The oversight board plans to file a debt restructuring plan to the court by March 8. That will include the board’s proposal to cut pensions by as much as 8.5%, with those receiving less than $1,500 a month exempt from such reductions. The changes would help fix a broke pension system that must pay retirees solely from the commonwealth’s operating budget as the system is unfunded and owes an estimated $55 billion to future and current retirees.
Still, Pierluisi and other lawmakers object to any benefit reductions. Their support will be needed as the debt plan advances because the island’s legislature would need to approve the sale of the new general-obligation bonds to restructure the existing debt.
“This is part bondholder negotiation and part politics, you have to mesh both of them into the final plan,” said Dora Lee, director of research at Belle Haven Investments.
Even with the risk of the court rejecting the debt deal or island lawmakers holding up a plan, prices on Puerto Rico securities jumped after the oversight board released details of the accord Tuesday.
General obligations with an 8% coupon traded Tuesday at an average 77.5 cents on the dollar, up from 74.7 cents on Monday, according to data compiled by Bloomberg.

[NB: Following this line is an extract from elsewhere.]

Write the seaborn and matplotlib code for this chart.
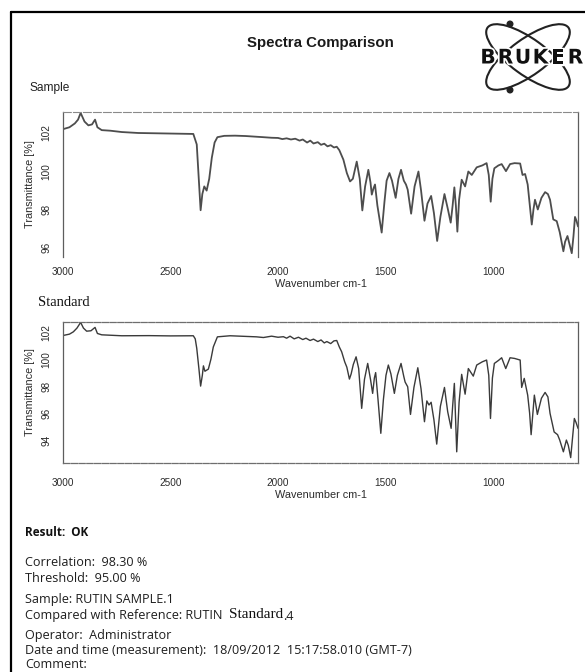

That’s higher than the 67.7 cents on the dollar that bondholders would receive for that security in the debt plan.
Since the bondholder payouts include different components of cash, new bonds and potential future sales-tax revenue, investors may be calculating each part of the compensation package differently, which may be boosting prices, Solender said.
They’re also looking at how Puerto Rico’s restructured sales-tax bonds, called Cofinas, have jumped in price since the commonwealth issued the debt in February 2019 as part of its bankruptcy. A sales-tax bond maturing in 2058 traded at 110.7 cents on the dollar Tuesday, up from 97.4 cents when the securities were first issued in February 2019, Bloomberg data show.
“It’s hard not to factor in that experience of Cofina to the outlook for these bonds too,” Solender said about the prospect for Puerto Rico’s restructured general obligations. “So it’s definitely part of the equation in terms of determining what the existing bonds are worth.”